Last year, at Software Circus: Nightmares on Cloud Street, Joe Beda gave a talk on this very subject titled I’m Sorry About The YAML. In it, he explores the factors that contribute to YAML’s reputation, or the so-called “two wolves” inside the hatred of YAML—the frustration with YAML itself and the problem that it’s being used to solve—and how they contribute to each other.

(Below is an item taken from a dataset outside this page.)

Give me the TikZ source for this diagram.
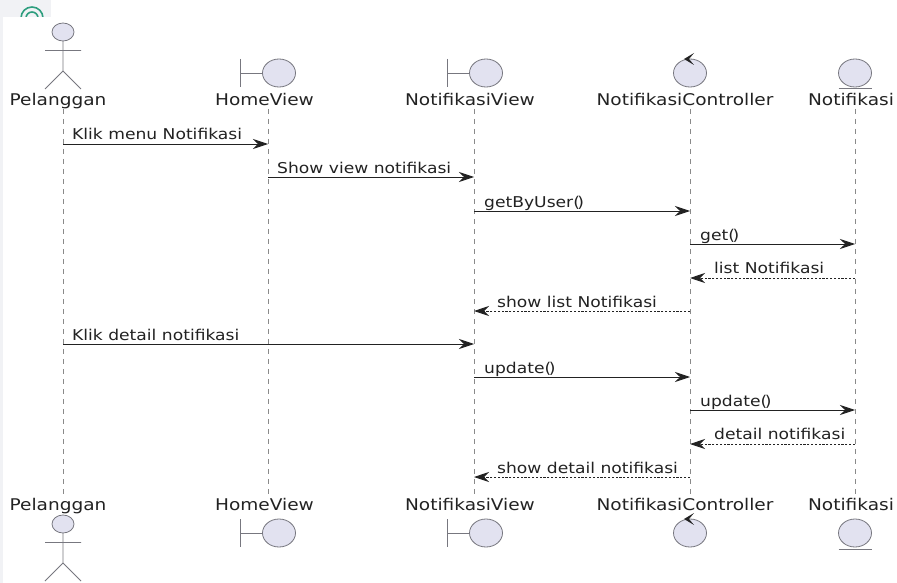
\documentclass[tikz,border=0pt]{standalone}
\usepackage{fontspec}
\setmainfont{DejaVu Sans}
\newfontfamily\widesans[FakeStretch=1.15]{DejaVu Sans}
\usetikzlibrary{arrows.meta}
\definecolor{bodyfill}{HTML}{E2E2F0}
\definecolor{bodyline}{HTML}{77777F}
\definecolor{lifecol}{HTML}{8A8A8A}
\definecolor{inkcol}{HTML}{222222}
\definecolor{sidebar}{HTML}{F1F2F5}
\definecolor{icongreen}{HTML}{2E9E7E}
\tikzset{
  x=1pt,y=-1pt,
  head/.style={inkcol,font=\widesans\fontsize{16.1}{18}\selectfont,inner sep=0pt,anchor=base},
  msglabel/.style={inkcol,font=\widesans\fontsize{14.9}{16}\selectfont,inner sep=0pt,anchor=base west},
  glyph/.style={draw=bodyline,fill=bodyfill,line width=.8pt},
  stick/.style={draw=bodyline,line width=.8pt},
  life/.style={draw=lifecol,line width=.8pt,dash pattern=on 5pt off 5pt},
  call/.style={draw=inkcol,line width=.9pt,-{Stealth[length=15pt,width=10pt,inset=5pt]}},
  ret/.style={draw=inkcol,line width=.9pt,dash pattern=on 2.2pt off 1.6pt,-{Stealth[length=15pt,width=10pt,inset=5pt]}},
}
\newcommand{\tightparens}{(\kern-2.5pt)}
\newcommand{\actorglyph}[2]{%
  \draw[glyph] (#1,#2) ellipse (11 and 9);
  \draw[stick] (#1,#2+9) -- (#1,#2+39) (#1-18,#2+18.5) -- (#1+18,#2+18.5)
    (#1-18,#2+57) -- (#1,#2+39) -- (#1+18,#2+57);}
\newcommand{\boundaryglyph}[2]{%
  \draw[stick] (#1-39,#2-14) -- (#1-39,#2+14) (#1-39,#2) -- (#1-17,#2);
  \draw[glyph] (#1,#2) ellipse (16.5 and 14);}
\newcommand{\controlglyph}[2]{%
  \draw[glyph] (#1,#2) ellipse (16.5 and 14);
  \fill[inkcol] (#1-6,#2-14) -- (#1+4,#2-20) -- (#1-1,#2-14) -- (#1+4,#2-8) -- cycle;}
\newcommand{\entityglyph}[2]{%
  \draw[glyph] (#1,#2) ellipse (16.5 and 14);
  \draw[stick,line width=1pt] (#1-16.5,#2+16) -- (#1+16.5,#2+16);}
\begin{document}
\begin{tikzpicture}
\useasboundingbox (0,0) rectangle (897,583);
\fill[white] (0,0) rectangle (897,583);
\fill[sidebar] (0,0) rectangle (3,583);
\fill[sidebar] (0,0) rectangle (51,17);
\begin{scope}
\clip (0,0) rectangle (60,17);
\draw[icongreen,line width=1.6pt] (32,18) ellipse (11 and 11);
\draw[icongreen,line width=1.6pt] (32,18) ellipse (6 and 6);
\end{scope}
% heads
\node[head] (pa) at (58,106) {Pelanggan};
\node[head] (ha) at (264.5,106) {HomeView};
\node[head] (na) at (470,106) {NotifikasiView};
\node[head] (ca) at (685,106) {NotifikasiController};
\node[head] (ea) at (851,106) {Notifikasi};
\node[head] (pb) at (58,510) {Pelanggan};
\node[head] (hb) at (264.5,510) {HomeView};
\node[head] (nb) at (470,510) {NotifikasiView};
\node[head] (cb) at (685,510) {NotifikasiController};
\node[head] (eb) at (851,510) {Notifikasi};
% lifeline anchor coordinates
\coordinate (pt) at (63,109); \coordinate (pe) at (63,496);
\coordinate (ht) at (268,109); \coordinate (he) at (268,496);
\coordinate (nt) at (474,109); \coordinate (ne) at (474,496);
\coordinate (ct) at (690,109); \coordinate (ce) at (690,496);
\coordinate (et) at (855,109); \coordinate (ee) at (855,496);
\draw[life] (pt) -- (pe);
\draw[life] (ht) -- (he);
\draw[life] (nt) -- (ne);
\draw[life] (ct) -- (ce);
\draw[life] (et) -- (ee);
% glyphs
\actorglyph{63}{32}
\boundaryglyph{279}{73}
\boundaryglyph{486}{73}
\controlglyph{690}{73}
\entityglyph{855}{73}
\actorglyph{63}{524}
\boundaryglyph{279}{533}
\boundaryglyph{486}{533}
\controlglyph{690}{533}
\entityglyph{855}{533}
% messages
\coordinate (m1a) at (63,144); \coordinate (m1b) at (268,144);
\coordinate (m2a) at (268,177); \coordinate (m2b) at (474,177);
\coordinate (m3a) at (474,211); \coordinate (m3b) at (690,211);
\coordinate (m4a) at (690,244); \coordinate (m4b) at (855,244);
\coordinate (m5a) at (855,278); \coordinate (m5b) at (690,278);
\coordinate (m6a) at (690,311); \coordinate (m6b) at (474,311);
\coordinate (m7a) at (63,344); \coordinate (m7b) at (474,344);
\coordinate (m8a) at (474,377); \coordinate (m8b) at (690,377);
\coordinate (m9a) at (690,410); \coordinate (m9b) at (855,410);
\coordinate (m10a) at (855,444); \coordinate (m10b) at (690,444);
\coordinate (m11a) at (690,477); \coordinate (m11b) at (474,477);
\draw[call] (m1a) -- (m1b);
\draw[call] (m2a) -- (m2b);
\draw[call] (m3a) -- (m3b);
\draw[call] (m4a) -- (m4b);
\draw[ret] (m5a) -- (m5b);
\draw[ret] (m6a) -- (m6b);
\draw[call] (m7a) -- (m7b);
\draw[call] (m8a) -- (m8b);
\draw[call] (m9a) -- (m9b);
\draw[ret] (m10a) -- (m10b);
\draw[ret] (m11a) -- (m11b);
\node[msglabel] (l1) at (72,140) {Klik menu Notifikasi};
\node[msglabel] (l2) at (277,173) {Show view notifikasi};
\node[msglabel] (l3) at (484,207) {getByUser\tightparens};
\node[msglabel] (l4) at (700,240) {get\tightparens};
\node[msglabel] (l5) at (714,273) {list Notifikasi};
\node[msglabel] (l6) at (497,307) {show list Notifikasi};
\node[msglabel] (l7) at (72,340) {Klik detail notifikasi};
\node[msglabel] (l8) at (484,373) {update\tightparens};
\node[msglabel] (l9) at (700,406) {update\tightparens};
\node[msglabel] (l10) at (714,439) {detail notifikasi};
\node[msglabel] (l11) at (497,473) {show detail notifikasi};
\end{tikzpicture}
\end{document}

The Problem with the Hammer
Beda starts by talking about YAML itself, both writing it and reading it. Of course, the first thing that comes to mind is the meaningful use of blank space. Opinions run high in this discussion, as it’s a situation with which Python developers are intimately familiar. Indeed, there’s a very real scenario where missing a couple of spaces can drastically change your data while still being valid YAML. Consider the following two examples:
foo:
bar: a
baz: b
foo:
bar: a
baz: b
It’s easy to spot the difference in such a small example, but potentially even easier to overlook two missing spaces when this YAML is hundreds or thousands of lines long. To be fair, this issue isn’t completely unique to YAML. In JSON for example, you could easily place a key in a wrong node, or misspell a key in an array of objects. Both of these can of course be mitigated with tools such as schema validators.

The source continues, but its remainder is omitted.